8 finished potato dumplings (to serve alongside the legs)
2.2 lbs. red cabbage
10 bay leaves
1 Tbsp. cloves
1-2 cinnamon sticks
THE OTTO GRILL
Crispy crust guaranteed! Perfecting a crunchy skin while still keeping the meat super tender is the biggest challenge when preparing a Christmas goose. This can be especially hard if you only have a regular oven and all the other xmas stress around you. That’s why Otto comes prepared with some serious grilling. By using the sous vide cooking method, a low temperature water bath or low temperature cooking in the oven, the meat cooks evenly and tenderly. Then, the Otto Grill fires up and ensures a golden brown, crispy and aromatic skin. Get ready for Christmas!
In Germany as well as for some in the US, roasted goose on the Christmas table is a family tradition. And while a turkey may be bigger, there is nothing like the taste of goose meat. For this Christmas goose recipe, Otto picked a special German goose which is famous for its low percentage of fat and particularly tender meat. Only the best for Christmas!
Goose legs sous vide or in the oven
First, you need to cook the goose legs sous vide or in a water bath at 150°F for about ten hours. To do this, vacuum seal your goose legs and let them bathe in 150°F water. Some use a precision cooker which attaches to the outside of a pot to consistently keep the temperature. You can also use a slow cooker to achieve this percise style of cooking. Alternatively, bake them in the oven at 170°F for about five hours is just as sufficient.
Preparing the red cabbage
Start by preparing the sides like the red cabbage a half an hour before the goose legs are ready. Put the red cabbage in a pot and add cloves, bay leaves, apple pieces and a cinnamon stick. Season it with salt and pepper and give it a good stir. Let it stew for about 20 minutes.Otto’s tip: Prepare it the day before — this way the red cabbage becomes even more aromatic. While the red cabbage is stewing: peel the carrots and cook them in another pot for 10 to 15 minutes.
Have some sauce with it
Heat up some olive oil in a pan and sauté the onion rings. Otto’s tip: Caramelize them with 2 tablespoons of brown sugar for more of a sweet and Christmas taste. Then, douse them with red wine, add the goose stock and let it all stew. You can add a bit of starch if you want it to thicken, but it should be fine without. And if you blend all the juices together after the goose is done, you will have a fine gravy. The finishing touch is to add tomatoes and the pre-cooked carrots before you put the top on and let it cooke at a medium temperature. For a more Christmassy note, stir in 2 tablespoons of ginger powder.

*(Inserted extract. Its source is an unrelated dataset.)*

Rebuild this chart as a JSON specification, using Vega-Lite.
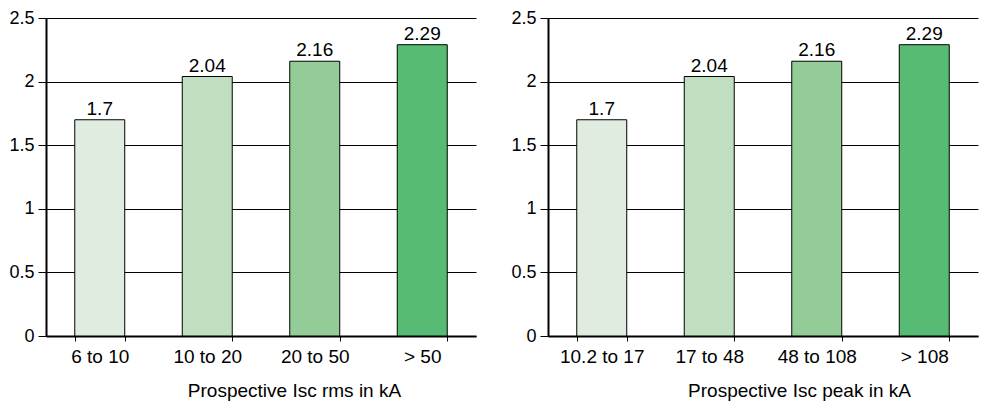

Preheat the Otto Grill without the grill grate to 1500°F for three minutes. Shallowly slice the goose legs crosswise for ventilation and place them on the grill grate. There is enough space for at least two legs on the grill grate of the 1500°F Steak Grill. Set the Meat-O-Meter to stage 5 and grill them on the lowest possible temperature. Grill the goose legs for one to two minutes on the Otto Grill until they have a crispy crust and some nice roast aromas. Otto’s tip: If the legs are really big, you can place the grill grat right on top of the drip tray to create more space between the meat and the burners. Now you are all set for your Christmas goose dinner!
Take the meat off the grill and sprinkle them with some coarse sea salt. Serve the goose legs with the red cabbage and sauce. As a side, Otto recommends some classic potato dumplings. Enjoy your Christmas BBQ!